Madrid, Catalonia clash over jailed pro-independence leaders
Authorities in Madrid and Barcelona locked horns over whether two jailed Catalan pro-independence leaders were political prisoners.
The Madrid High Court upped the stakes on Monday in Spain’s worst political crisis in decades, moving to thwart Catalonia’s independence push by jailing the heads of its two main separatist groups pending an investigation for alleged sedition, Reuters reported.
Catalan leader Carles Puigdemont, given a Thursday deadline to renounce independence or face the threat of direct rule from Madrid, tweeted following the detentions: “Sadly, we have political prisoners again”.
The phrase made a clear allusion to the military dictatorship under Francisco Franco, when Catalan culture and language were systematically suppressed. It carries an emotional resonance given fascism is still a living memory for many Spaniards. In response, Justice Minister Rafael Catala told reporters on Tuesday the jailing of Jordi Sanchez of the Catalan National Assembly (ANC) and Omnium’s Jordi Cuixart was a judicial decision, not a political one.
“We can talk of politicians in prison but not political prisoners,” Catala said. “These are not political prisoners because yesterday’s prison ruling was due to a (suspected) crime.”

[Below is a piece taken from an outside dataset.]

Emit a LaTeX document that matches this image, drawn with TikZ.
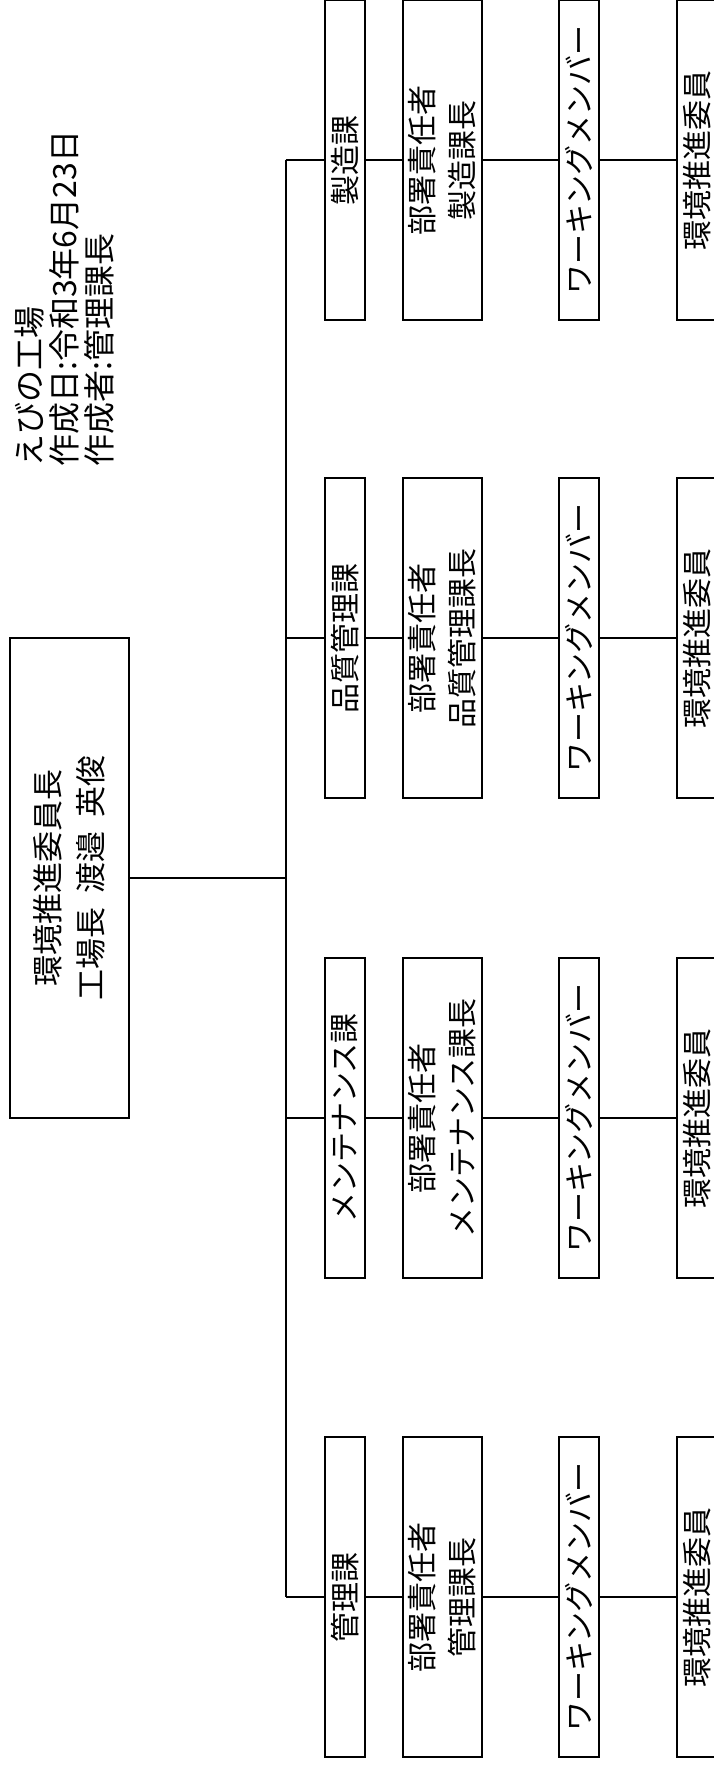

The exchange threw a spotlight on the way the crisis has deepened divisions at the heart of Spain’s young democracy, underlining the complex sense of nationhood in the euro zone’s fourth largest economy.
In Madrid, unionists drape their homes in the national flag, while many Barcelona apartment buildings are festooned with Catalan flags.
European capitals and financial markets have meanwhile looked on with mounting alarm since Oct. 1, when Catalan authorities held a referendum on independence in defiance of a Spanish court ban.
Prosecutors say Sanchez and Cuixart helped orchestrate pro-independence protests that last month trapped national police inside a Barcelona building and destroyed their vehicles.
Spanish police launched a violent crackdown in an effort to thwart it, using rubber bullets and batons on voters in scenes that shocked Spain’s European neighbors. Catalan officials say 43 percent of voters still managed to cast ballots with 90 percent in favor of breaking away.